- The problem
Quote the entries word for word. Omit the pictures.
---
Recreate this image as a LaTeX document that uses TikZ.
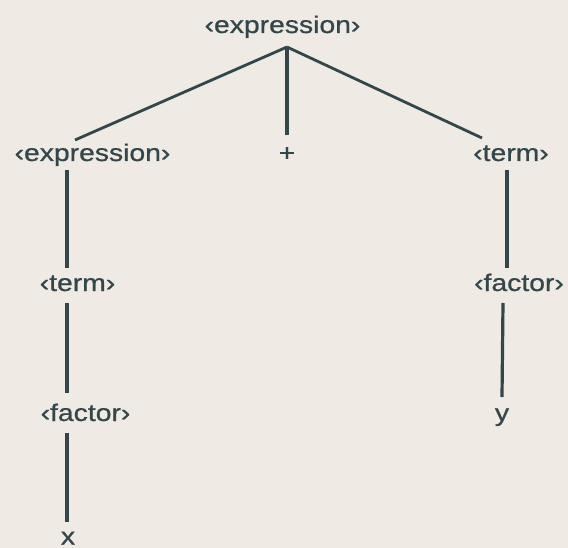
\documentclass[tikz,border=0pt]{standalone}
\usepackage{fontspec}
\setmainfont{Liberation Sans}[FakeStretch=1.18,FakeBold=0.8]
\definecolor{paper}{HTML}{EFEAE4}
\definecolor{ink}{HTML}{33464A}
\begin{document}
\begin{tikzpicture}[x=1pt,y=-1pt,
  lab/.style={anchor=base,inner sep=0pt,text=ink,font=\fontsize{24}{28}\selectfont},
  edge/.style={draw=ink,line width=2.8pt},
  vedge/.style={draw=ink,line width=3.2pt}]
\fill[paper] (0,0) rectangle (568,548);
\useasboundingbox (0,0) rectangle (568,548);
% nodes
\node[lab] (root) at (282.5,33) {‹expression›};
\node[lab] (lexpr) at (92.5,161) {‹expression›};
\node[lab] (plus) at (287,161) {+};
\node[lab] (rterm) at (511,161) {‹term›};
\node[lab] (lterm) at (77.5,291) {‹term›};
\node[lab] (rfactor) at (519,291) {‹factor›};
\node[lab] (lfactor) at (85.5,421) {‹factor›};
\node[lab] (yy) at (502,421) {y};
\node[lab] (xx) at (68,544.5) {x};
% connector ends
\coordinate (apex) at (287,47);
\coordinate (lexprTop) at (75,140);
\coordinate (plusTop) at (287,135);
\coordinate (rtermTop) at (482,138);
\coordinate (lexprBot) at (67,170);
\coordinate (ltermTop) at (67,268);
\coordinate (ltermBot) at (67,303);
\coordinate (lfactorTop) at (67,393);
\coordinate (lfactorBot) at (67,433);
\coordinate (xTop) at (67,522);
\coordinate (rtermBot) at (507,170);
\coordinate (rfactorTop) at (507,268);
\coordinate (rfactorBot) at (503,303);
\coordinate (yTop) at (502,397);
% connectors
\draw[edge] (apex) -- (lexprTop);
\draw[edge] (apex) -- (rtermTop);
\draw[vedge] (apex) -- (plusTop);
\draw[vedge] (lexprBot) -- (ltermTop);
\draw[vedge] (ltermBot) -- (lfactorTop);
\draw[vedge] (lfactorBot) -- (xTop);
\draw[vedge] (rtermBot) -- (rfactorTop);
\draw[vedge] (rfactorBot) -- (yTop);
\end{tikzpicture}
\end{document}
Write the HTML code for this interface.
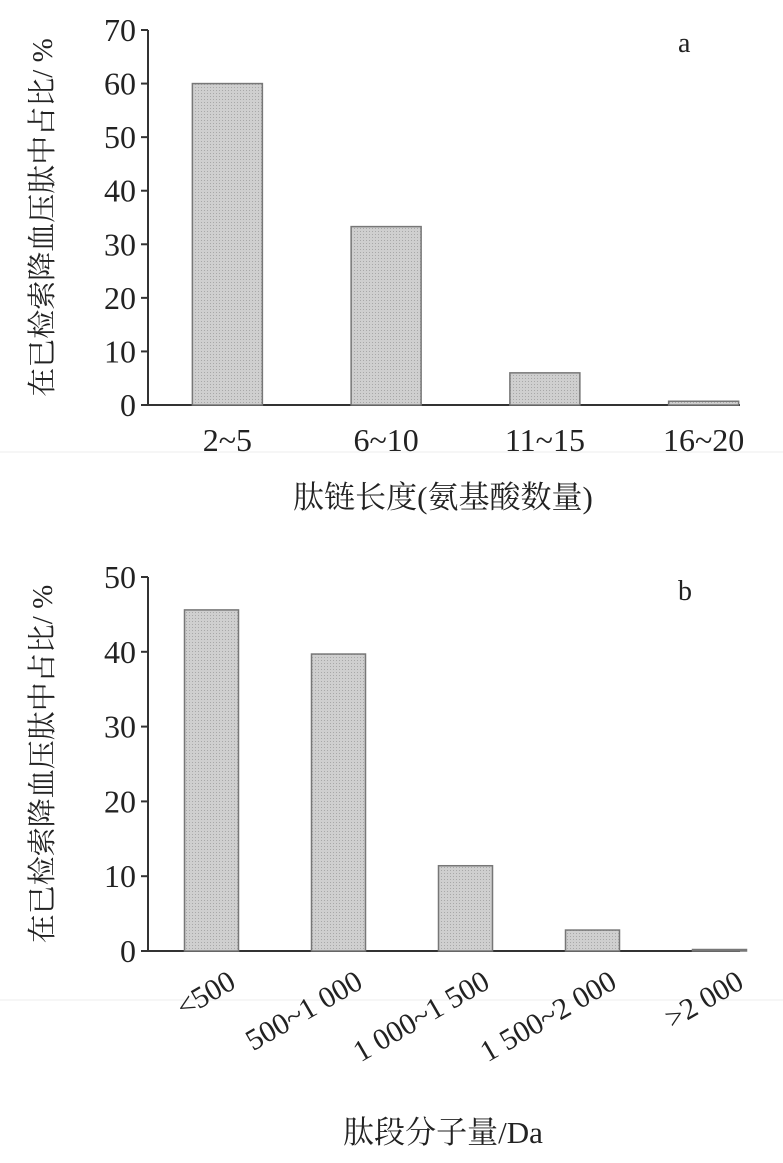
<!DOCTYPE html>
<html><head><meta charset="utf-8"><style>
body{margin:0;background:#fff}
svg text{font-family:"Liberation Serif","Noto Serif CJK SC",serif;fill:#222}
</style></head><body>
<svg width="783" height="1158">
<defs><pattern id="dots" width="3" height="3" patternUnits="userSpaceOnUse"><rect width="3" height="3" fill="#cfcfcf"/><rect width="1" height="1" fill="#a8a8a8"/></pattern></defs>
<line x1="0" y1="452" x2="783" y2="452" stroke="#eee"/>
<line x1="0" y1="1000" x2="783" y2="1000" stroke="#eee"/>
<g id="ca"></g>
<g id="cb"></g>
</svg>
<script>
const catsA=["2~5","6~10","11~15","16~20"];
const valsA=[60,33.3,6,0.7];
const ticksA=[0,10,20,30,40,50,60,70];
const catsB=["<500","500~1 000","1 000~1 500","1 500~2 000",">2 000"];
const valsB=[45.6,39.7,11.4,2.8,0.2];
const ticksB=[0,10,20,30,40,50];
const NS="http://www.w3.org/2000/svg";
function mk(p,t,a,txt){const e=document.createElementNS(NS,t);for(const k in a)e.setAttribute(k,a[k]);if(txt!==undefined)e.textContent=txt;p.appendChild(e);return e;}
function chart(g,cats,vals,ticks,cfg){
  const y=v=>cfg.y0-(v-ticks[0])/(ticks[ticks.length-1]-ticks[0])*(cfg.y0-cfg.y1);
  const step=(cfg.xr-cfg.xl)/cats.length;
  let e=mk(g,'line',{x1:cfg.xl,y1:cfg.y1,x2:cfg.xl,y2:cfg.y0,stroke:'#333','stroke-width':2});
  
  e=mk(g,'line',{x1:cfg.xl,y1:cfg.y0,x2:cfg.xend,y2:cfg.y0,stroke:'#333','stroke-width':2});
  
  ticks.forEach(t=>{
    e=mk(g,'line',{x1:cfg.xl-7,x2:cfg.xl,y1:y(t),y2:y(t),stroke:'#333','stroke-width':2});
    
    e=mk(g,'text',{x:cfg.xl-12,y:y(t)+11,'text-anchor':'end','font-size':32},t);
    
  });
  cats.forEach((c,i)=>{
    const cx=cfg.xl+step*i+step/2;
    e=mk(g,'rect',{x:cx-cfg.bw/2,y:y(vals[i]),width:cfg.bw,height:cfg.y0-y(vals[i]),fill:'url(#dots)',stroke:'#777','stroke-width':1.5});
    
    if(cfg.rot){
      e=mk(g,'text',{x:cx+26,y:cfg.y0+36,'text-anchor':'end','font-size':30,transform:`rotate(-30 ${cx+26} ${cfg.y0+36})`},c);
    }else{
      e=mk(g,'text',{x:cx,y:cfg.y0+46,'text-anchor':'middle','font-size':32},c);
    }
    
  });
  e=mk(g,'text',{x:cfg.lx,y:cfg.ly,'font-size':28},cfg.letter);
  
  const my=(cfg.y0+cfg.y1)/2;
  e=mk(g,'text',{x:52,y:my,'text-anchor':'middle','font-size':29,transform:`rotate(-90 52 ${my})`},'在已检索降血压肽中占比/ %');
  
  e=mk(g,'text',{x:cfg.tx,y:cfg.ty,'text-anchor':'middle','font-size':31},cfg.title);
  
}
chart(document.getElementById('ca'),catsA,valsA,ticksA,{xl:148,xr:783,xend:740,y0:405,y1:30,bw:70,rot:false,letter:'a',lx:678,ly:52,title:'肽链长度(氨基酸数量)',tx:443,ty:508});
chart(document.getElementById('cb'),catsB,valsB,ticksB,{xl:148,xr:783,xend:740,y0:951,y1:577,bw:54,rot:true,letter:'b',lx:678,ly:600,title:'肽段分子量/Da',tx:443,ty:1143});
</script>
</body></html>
---
- Exercise answer
Recreate this image as a LaTeX document that uses TikZ.
\documentclass[tikz,border=0pt]{standalone}
\usepackage{fontspec}
\setmainfont{Liberation Sans}[FakeStretch=1.18,FakeBold=0.8]
\definecolor{paper}{HTML}{EFEAE4}
\definecolor{ink}{HTML}{33464A}
\begin{document}
\begin{tikzpicture}[x=1pt,y=-1pt,
  lab/.style={anchor=base,inner sep=0pt,text=ink,font=\fontsize{24}{28}\selectfont},
  edge/.style={draw=ink,line width=2.8pt},
  vedge/.style={draw=ink,line width=3.2pt}]
\fill[paper] (0,0) rectangle (568,548);
\useasboundingbox (0,0) rectangle (568,548);
% nodes
\node[lab] (root) at (282.5,33) {‹expression›};
\node[lab] (lexpr) at (92.5,161) {‹expression›};
\node[lab] (plus) at (287,161) {+};
\node[lab] (rterm) at (511,161) {‹term›};
\node[lab] (lterm) at (77.5,291) {‹term›};
\node[lab] (rfactor) at (519,291) {‹factor›};
\node[lab] (lfactor) at (85.5,421) {‹factor›};
\node[lab] (yy) at (502,421) {y};
\node[lab] (xx) at (68,544.5) {x};
% connector ends
\coordinate (apex) at (287,47);
\coordinate (lexprTop) at (75,140);
\coordinate (plusTop) at (287,135);
\coordinate (rtermTop) at (482,138);
\coordinate (lexprBot) at (67,170);
\coordinate (ltermTop) at (67,268);
\coordinate (ltermBot) at (67,303);
\coordinate (lfactorTop) at (67,393);
\coordinate (lfactorBot) at (67,433);
\coordinate (xTop) at (67,522);
\coordinate (rtermBot) at (507,170);
\coordinate (rfactorTop) at (507,268);
\coordinate (rfactorBot) at (503,303);
\coordinate (yTop) at (502,397);
% connectors
\draw[edge] (apex) -- (lexprTop);
\draw[edge] (apex) -- (rtermTop);
\draw[vedge] (apex) -- (plusTop);
\draw[vedge] (lexprBot) -- (ltermTop);
\draw[vedge] (ltermBot) -- (lfactorTop);
\draw[vedge] (lfactorBot) -- (xTop);
\draw[vedge] (rtermBot) -- (rfactorTop);
\draw[vedge] (rfactorBot) -- (yTop);
\end{tikzpicture}
\end{document}
Write the HTML code for this interface.
<!DOCTYPE html>
<html><head><meta charset="utf-8"><style>
body{margin:0;background:#fff}
svg text{font-family:"Liberation Serif","Noto Serif CJK SC",serif;fill:#222}
</style></head><body>
<svg width="783" height="1158">
<defs><pattern id="dots" width="3" height="3" patternUnits="userSpaceOnUse"><rect width="3" height="3" fill="#cfcfcf"/><rect width="1" height="1" fill="#a8a8a8"/></pattern></defs>
<line x1="0" y1="452" x2="783" y2="452" stroke="#eee"/>
<line x1="0" y1="1000" x2="783" y2="1000" stroke="#eee"/>
<g id="ca"></g>
<g id="cb"></g>
</svg>
<script>
const catsA=["2~5","6~10","11~15","16~20"];
const valsA=[60,33.3,6,0.7];
const ticksA=[0,10,20,30,40,50,60,70];
const catsB=["<500","500~1 000","1 000~1 500","1 500~2 000",">2 000"];
const valsB=[45.6,39.7,11.4,2.8,0.2];
const ticksB=[0,10,20,30,40,50];
const NS="http://www.w3.org/2000/svg";
function mk(p,t,a,txt){const e=document.createElementNS(NS,t);for(const k in a)e.setAttribute(k,a[k]);if(txt!==undefined)e.textContent=txt;p.appendChild(e);return e;}
function chart(g,cats,vals,ticks,cfg){
  const y=v=>cfg.y0-(v-ticks[0])/(ticks[ticks.length-1]-ticks[0])*(cfg.y0-cfg.y1);
  const step=(cfg.xr-cfg.xl)/cats.length;
  let e=mk(g,'line',{x1:cfg.xl,y1:cfg.y1,x2:cfg.xl,y2:cfg.y0,stroke:'#333','stroke-width':2});
  
  e=mk(g,'line',{x1:cfg.xl,y1:cfg.y0,x2:cfg.xend,y2:cfg.y0,stroke:'#333','stroke-width':2});
  
  ticks.forEach(t=>{
    e=mk(g,'line',{x1:cfg.xl-7,x2:cfg.xl,y1:y(t),y2:y(t),stroke:'#333','stroke-width':2});
    
    e=mk(g,'text',{x:cfg.xl-12,y:y(t)+11,'text-anchor':'end','font-size':32},t);
    
  });
  cats.forEach((c,i)=>{
    const cx=cfg.xl+step*i+step/2;
    e=mk(g,'rect',{x:cx-cfg.bw/2,y:y(vals[i]),width:cfg.bw,height:cfg.y0-y(vals[i]),fill:'url(#dots)',stroke:'#777','stroke-width':1.5});
    
    if(cfg.rot){
      e=mk(g,'text',{x:cx+26,y:cfg.y0+36,'text-anchor':'end','font-size':30,transform:`rotate(-30 ${cx+26} ${cfg.y0+36})`},c);
    }else{
      e=mk(g,'text',{x:cx,y:cfg.y0+46,'text-anchor':'middle','font-size':32},c);
    }
    
  });
  e=mk(g,'text',{x:cfg.lx,y:cfg.ly,'font-size':28},cfg.letter);
  
  const my=(cfg.y0+cfg.y1)/2;
  e=mk(g,'text',{x:52,y:my,'text-anchor':'middle','font-size':29,transform:`rotate(-90 52 ${my})`},'在已检索降血压肽中占比/ %');
  
  e=mk(g,'text',{x:cfg.tx,y:cfg.ty,'text-anchor':'middle','font-size':31},cfg.title);
  
}
chart(document.getElementById('ca'),catsA,valsA,ticksA,{xl:148,xr:783,xend:740,y0:405,y1:30,bw:70,rot:false,letter:'a',lx:678,ly:52,title:'肽链长度(氨基酸数量)',tx:443,ty:508});
chart(document.getElementById('cb'),catsB,valsB,ticksB,{xl:148,xr:783,xend:740,y0:951,y1:577,bw:54,rot:true,letter:'b',lx:678,ly:600,title:'肽段分子量/Da',tx:443,ty:1143});
</script>
</body></html>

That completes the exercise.